Frente al ataúd, las dos mujeres estuvieron juntas. No como amigas, no como rivales. Como dos mujeres que, por distintas razones, habían amado al mismo hombre. Como dos vidas entrelazadas por las decisiones de otro. Como dos historias que se cruzaron, no por elección, sino por el destino.

Y allí permanecieron, una al lado de la otra, sin necesidad de palabras. Porque hay silencios que dicen mucho más que mil conversaciones.

Cuando Lidia se despidió, no hubo promesas ni teléfonos intercambiados. Solo un breve gesto, una inclinación de cabeza. Un reconocimiento.

Mercedes nunca habló públicamente de ese momento. Pero quienes la conocían bien sabían que, en el fondo, había hecho las paces con su pasado. No porque lo aprobara, sino porque entendía que la vida, como el amor, rara vez se acomoda a los planes que trazamos en papel.

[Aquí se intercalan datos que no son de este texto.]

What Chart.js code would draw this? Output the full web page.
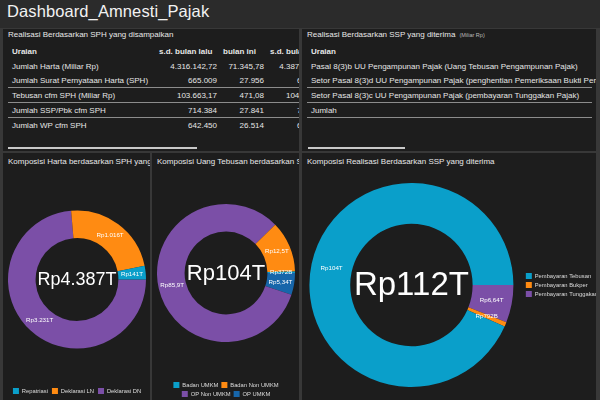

Desde entonces, los domingos se volvieron más silenciosos. A veces Jorge pasaba a verla, con alguna bolsa de fruta o con su hijo pequeño, que jugaba en el jardín sin saber de las complejidades que tejieron los destinos de los adultos.

Y Mercedes sonreía. Le ofrecía bizcochos caseros y le preguntaba por su trabajo.

Nunca volvió a mencionar a Lidia. Pero en su cocina había dos tazas nuevas. Una con una M, otra con una L.

Nadie se atrevió a preguntar por qué.